A lo largo de mi primera década de vida, vi cómo mi (media) hermana mayor crecía.
Yo creía que mi hermanita menor y
mi padre no éramos su “verdadera” familia: la sentía distante; siempre
peleaba con mi madre: la sentía enojada todo el tiempo; vivía en mi casa y en
la de mi abuela: la sentía dispersa; siempre estaba enferma de algo: la
sentía triste; casi siempre se hacía todo ella misma: yo la sentía sola.
¿Por
qué le tengo tanto miedo a ese lugar? Porque así era el cuarto donde dormíamos
las tres, donde yo sentí todas esas cosas en mi hermana. Con el tiempo, fui
asociando el proceso de crecimiento con esas emociones, con la historia de mi
hermana y pensé que así debía ser, que yo debía pasar por esa etapa.
Por eso me
aterraba crecer.
Cuando nos mudamos de casa, las circunstancias también cambiaron y a
partir de ahí, la cosa fue un poco mejor.
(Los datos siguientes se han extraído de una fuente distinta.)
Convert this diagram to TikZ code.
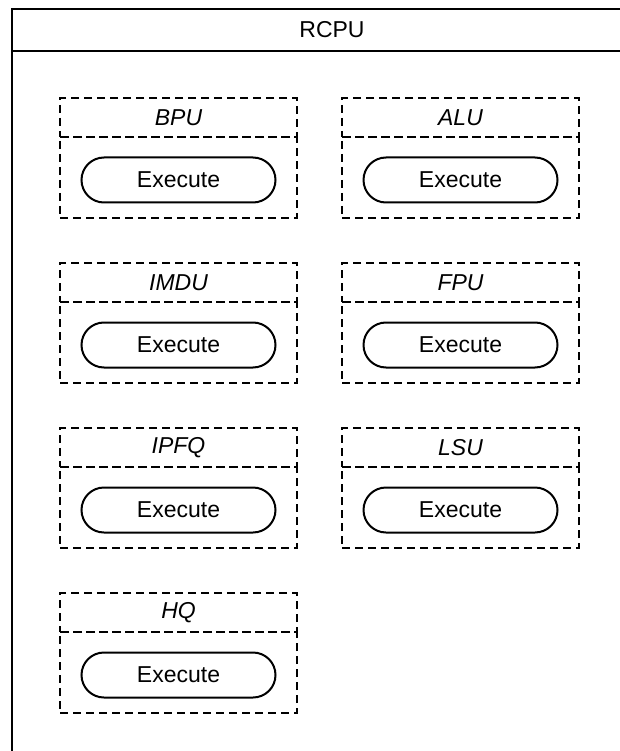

Al menos, hasta hace unos años durante mi adolescencia, cuando tuve una “recaída”. Para no hacer el cuento largo, mientras estaba en el
Centro, después de una abundante comida vespertina y caminando por las calles, tuve un repentino ataque de pánico. Pero no sólo era eso, era una
combinación de miedo y un vacío absoluto y asfixiante, todo en un solo y pesado paquete que abatió sin decir “agua va”. Como si
estuviera en el interior de un reloj de arena, con todo arriba y nada debajo, en
una especie de eterna caída. No sé si fue la oscuridad del ocaso entre los
callejones, la música sonando en mi discman, las luces, la gente o si fue
todo junto... Lo que sé es que nunca olvidaré esa sensación disparada de golpe.
Todo esto viene a cuento porque,
mientras más veía qué y cómo era Larsen, más recordaba ese momento, más
recordaba a mi hermana mientras crecía. Tal vez ahora ella es feliz y nos llevamos bien, pero no puedo olvidar. No toleraba leer más de dos o cuatro
capítulos por día porque significaba ver a los ojos a ese personaje que encarna
todo lo que más me aterra en el mundo real: ese hastío, esa angustia, esa
desesperanza, esa indiferencia, esa soledad, esa no-pertenencia, ese no significar nada para nadie.
No veía a Larsen como Onetti lo
describe, sino como un pozo sin fondo donde aparecía esa maldito cuarto y un reloj de arena; donde aparecía, sólo por una milésima de segundo, ese posible yo futuro que —sin propósito y
sin las agallas para terminarlo todo
— se encontraría atrapado en un rinconcito de
locura.
Lo más curioso de todo es que, el horrible sabor de mi memoria y El astillero, me lo quitó —después de varias releídas— otro muy diferente: La domadora de miedos, una novela para niños.